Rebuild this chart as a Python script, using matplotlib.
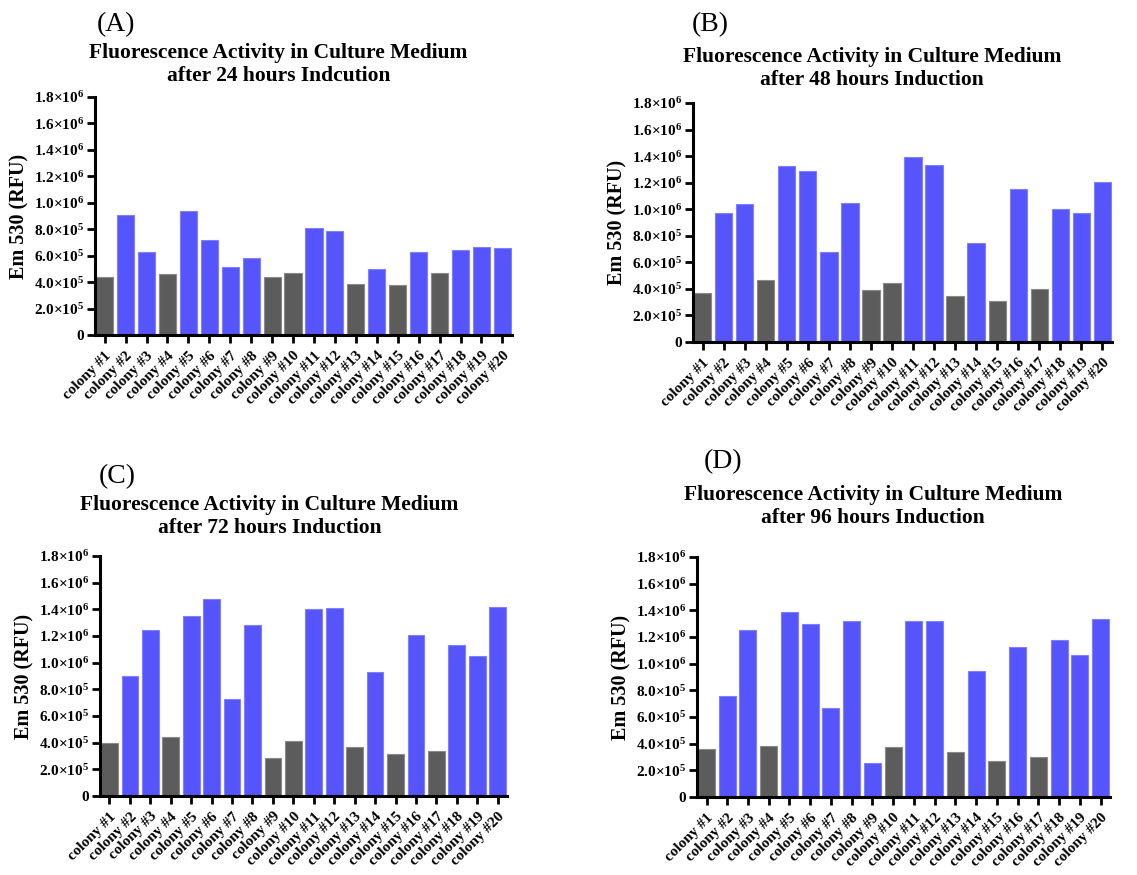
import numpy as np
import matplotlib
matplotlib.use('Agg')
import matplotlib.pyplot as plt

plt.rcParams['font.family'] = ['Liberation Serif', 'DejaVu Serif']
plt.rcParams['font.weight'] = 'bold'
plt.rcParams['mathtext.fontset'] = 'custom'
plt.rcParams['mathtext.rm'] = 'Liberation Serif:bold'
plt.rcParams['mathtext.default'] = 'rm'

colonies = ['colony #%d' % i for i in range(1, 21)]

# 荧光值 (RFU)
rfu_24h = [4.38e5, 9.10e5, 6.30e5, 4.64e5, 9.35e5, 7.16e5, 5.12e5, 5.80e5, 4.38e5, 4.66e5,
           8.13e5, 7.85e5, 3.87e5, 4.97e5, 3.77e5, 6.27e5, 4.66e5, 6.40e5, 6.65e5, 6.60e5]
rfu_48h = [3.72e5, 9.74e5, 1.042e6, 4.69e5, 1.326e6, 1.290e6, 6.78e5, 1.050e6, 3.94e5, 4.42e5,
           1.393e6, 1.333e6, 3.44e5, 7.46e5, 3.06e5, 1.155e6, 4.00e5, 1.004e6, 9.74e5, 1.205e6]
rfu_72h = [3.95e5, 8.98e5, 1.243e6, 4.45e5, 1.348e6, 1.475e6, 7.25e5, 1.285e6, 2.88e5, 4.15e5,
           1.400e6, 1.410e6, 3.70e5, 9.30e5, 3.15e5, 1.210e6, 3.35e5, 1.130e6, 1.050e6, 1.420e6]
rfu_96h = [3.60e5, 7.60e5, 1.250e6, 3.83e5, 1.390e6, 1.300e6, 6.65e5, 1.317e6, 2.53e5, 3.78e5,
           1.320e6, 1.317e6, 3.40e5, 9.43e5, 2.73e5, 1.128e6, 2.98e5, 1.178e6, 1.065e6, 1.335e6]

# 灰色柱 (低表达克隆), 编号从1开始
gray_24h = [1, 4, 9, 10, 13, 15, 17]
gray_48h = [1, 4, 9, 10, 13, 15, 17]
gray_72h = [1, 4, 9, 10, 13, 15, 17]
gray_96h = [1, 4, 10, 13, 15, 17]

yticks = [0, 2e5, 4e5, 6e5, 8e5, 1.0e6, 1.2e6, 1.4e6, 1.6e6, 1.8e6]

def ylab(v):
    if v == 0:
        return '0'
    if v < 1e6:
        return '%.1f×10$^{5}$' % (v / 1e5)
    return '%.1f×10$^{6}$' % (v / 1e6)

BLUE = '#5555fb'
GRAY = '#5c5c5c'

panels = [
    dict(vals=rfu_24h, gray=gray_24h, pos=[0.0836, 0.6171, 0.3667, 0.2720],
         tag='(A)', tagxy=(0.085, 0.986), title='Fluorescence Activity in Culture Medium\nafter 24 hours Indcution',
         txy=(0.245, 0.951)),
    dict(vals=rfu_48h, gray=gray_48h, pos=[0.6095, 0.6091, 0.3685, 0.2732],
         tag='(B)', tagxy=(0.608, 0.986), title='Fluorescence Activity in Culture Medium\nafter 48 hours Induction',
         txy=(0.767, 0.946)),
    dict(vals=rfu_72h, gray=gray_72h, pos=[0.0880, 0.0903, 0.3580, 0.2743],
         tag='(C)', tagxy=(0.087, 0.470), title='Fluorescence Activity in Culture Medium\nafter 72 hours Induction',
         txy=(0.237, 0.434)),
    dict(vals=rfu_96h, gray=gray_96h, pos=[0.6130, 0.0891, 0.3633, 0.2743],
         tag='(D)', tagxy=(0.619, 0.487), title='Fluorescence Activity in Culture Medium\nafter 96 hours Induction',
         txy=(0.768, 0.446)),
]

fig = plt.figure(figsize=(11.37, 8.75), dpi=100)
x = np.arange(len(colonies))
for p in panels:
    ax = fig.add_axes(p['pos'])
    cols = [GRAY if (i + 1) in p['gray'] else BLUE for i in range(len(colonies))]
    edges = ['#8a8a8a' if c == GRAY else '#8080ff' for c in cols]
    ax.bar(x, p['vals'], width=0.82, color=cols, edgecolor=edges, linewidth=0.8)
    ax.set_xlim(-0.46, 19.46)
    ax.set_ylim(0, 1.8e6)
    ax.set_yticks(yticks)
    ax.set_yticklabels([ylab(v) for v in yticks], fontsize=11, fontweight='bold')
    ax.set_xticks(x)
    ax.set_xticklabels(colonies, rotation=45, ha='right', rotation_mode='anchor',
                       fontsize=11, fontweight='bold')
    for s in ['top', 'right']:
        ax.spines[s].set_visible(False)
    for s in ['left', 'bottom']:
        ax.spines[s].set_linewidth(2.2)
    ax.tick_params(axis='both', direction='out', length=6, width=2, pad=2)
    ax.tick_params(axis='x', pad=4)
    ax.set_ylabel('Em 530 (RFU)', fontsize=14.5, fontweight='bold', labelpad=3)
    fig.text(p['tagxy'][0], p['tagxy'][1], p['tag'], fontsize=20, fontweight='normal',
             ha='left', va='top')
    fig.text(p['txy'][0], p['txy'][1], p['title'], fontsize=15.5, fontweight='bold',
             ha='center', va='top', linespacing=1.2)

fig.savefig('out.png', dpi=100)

● ● ● ● ● ● ●

• _WHAT THE EXERCISE ASKS_
Repeat the data in full and exactly. Omit pictures.

• _TASK RESULT_
Rebuild this chart as a Python script, using matplotlib.
import numpy as np
import matplotlib
matplotlib.use('Agg')
import matplotlib.pyplot as plt

plt.rcParams['font.family'] = ['Liberation Serif', 'DejaVu Serif']
plt.rcParams['font.weight'] = 'bold'
plt.rcParams['mathtext.fontset'] = 'custom'
plt.rcParams['mathtext.rm'] = 'Liberation Serif:bold'
plt.rcParams['mathtext.default'] = 'rm'

colonies = ['colony #%d' % i for i in range(1, 21)]

# 荧光值 (RFU)
rfu_24h = [4.38e5, 9.10e5, 6.30e5, 4.64e5, 9.35e5, 7.16e5, 5.12e5, 5.80e5, 4.38e5, 4.66e5,
           8.13e5, 7.85e5, 3.87e5, 4.97e5, 3.77e5, 6.27e5, 4.66e5, 6.40e5, 6.65e5, 6.60e5]
rfu_48h = [3.72e5, 9.74e5, 1.042e6, 4.69e5, 1.326e6, 1.290e6, 6.78e5, 1.050e6, 3.94e5, 4.42e5,
           1.393e6, 1.333e6, 3.44e5, 7.46e5, 3.06e5, 1.155e6, 4.00e5, 1.004e6, 9.74e5, 1.205e6]
rfu_72h = [3.95e5, 8.98e5, 1.243e6, 4.45e5, 1.348e6, 1.475e6, 7.25e5, 1.285e6, 2.88e5, 4.15e5,
           1.400e6, 1.410e6, 3.70e5, 9.30e5, 3.15e5, 1.210e6, 3.35e5, 1.130e6, 1.050e6, 1.420e6]
rfu_96h = [3.60e5, 7.60e5, 1.250e6, 3.83e5, 1.390e6, 1.300e6, 6.65e5, 1.317e6, 2.53e5, 3.78e5,
           1.320e6, 1.317e6, 3.40e5, 9.43e5, 2.73e5, 1.128e6, 2.98e5, 1.178e6, 1.065e6, 1.335e6]

# 灰色柱 (低表达克隆), 编号从1开始
gray_24h = [1, 4, 9, 10, 13, 15, 17]
gray_48h = [1, 4, 9, 10, 13, 15, 17]
gray_72h = [1, 4, 9, 10, 13, 15, 17]
gray_96h = [1, 4, 10, 13, 15, 17]

yticks = [0, 2e5, 4e5, 6e5, 8e5, 1.0e6, 1.2e6, 1.4e6, 1.6e6, 1.8e6]

def ylab(v):
    if v == 0:
        return '0'
    if v < 1e6:
        return '%.1f×10$^{5}$' % (v / 1e5)
    return '%.1f×10$^{6}$' % (v / 1e6)

BLUE = '#5555fb'
GRAY = '#5c5c5c'

panels = [
    dict(vals=rfu_24h, gray=gray_24h, pos=[0.0836, 0.6171, 0.3667, 0.2720],
         tag='(A)', tagxy=(0.085, 0.986), title='Fluorescence Activity in Culture Medium\nafter 24 hours Indcution',
         txy=(0.245, 0.951)),
    dict(vals=rfu_48h, gray=gray_48h, pos=[0.6095, 0.6091, 0.3685, 0.2732],
         tag='(B)', tagxy=(0.608, 0.986), title='Fluorescence Activity in Culture Medium\nafter 48 hours Induction',
         txy=(0.767, 0.946)),
    dict(vals=rfu_72h, gray=gray_72h, pos=[0.0880, 0.0903, 0.3580, 0.2743],
         tag='(C)', tagxy=(0.087, 0.470), title='Fluorescence Activity in Culture Medium\nafter 72 hours Induction',
         txy=(0.237, 0.434)),
    dict(vals=rfu_96h, gray=gray_96h, pos=[0.6130, 0.0891, 0.3633, 0.2743],
         tag='(D)', tagxy=(0.619, 0.487), title='Fluorescence Activity in Culture Medium\nafter 96 hours Induction',
         txy=(0.768, 0.446)),
]

fig = plt.figure(figsize=(11.37, 8.75), dpi=100)
x = np.arange(len(colonies))
for p in panels:
    ax = fig.add_axes(p['pos'])
    cols = [GRAY if (i + 1) in p['gray'] else BLUE for i in range(len(colonies))]
    edges = ['#8a8a8a' if c == GRAY else '#8080ff' for c in cols]
    ax.bar(x, p['vals'], width=0.82, color=cols, edgecolor=edges, linewidth=0.8)
    ax.set_xlim(-0.46, 19.46)
    ax.set_ylim(0, 1.8e6)
    ax.set_yticks(yticks)
    ax.set_yticklabels([ylab(v) for v in yticks], fontsize=11, fontweight='bold')
    ax.set_xticks(x)
    ax.set_xticklabels(colonies, rotation=45, ha='right', rotation_mode='anchor',
                       fontsize=11, fontweight='bold')
    for s in ['top', 'right']:
        ax.spines[s].set_visible(False)
    for s in ['left', 'bottom']:
        ax.spines[s].set_linewidth(2.2)
    ax.tick_params(axis='both', direction='out', length=6, width=2, pad=2)
    ax.tick_params(axis='x', pad=4)
    ax.set_ylabel('Em 530 (RFU)', fontsize=14.5, fontweight='bold', labelpad=3)
    fig.text(p['tagxy'][0], p['tagxy'][1], p['tag'], fontsize=20, fontweight='normal',
             ha='left', va='top')
    fig.text(p['txy'][0], p['txy'][1], p['title'], fontsize=15.5, fontweight='bold',
             ha='center', va='top', linespacing=1.2)

fig.savefig('out.png', dpi=100)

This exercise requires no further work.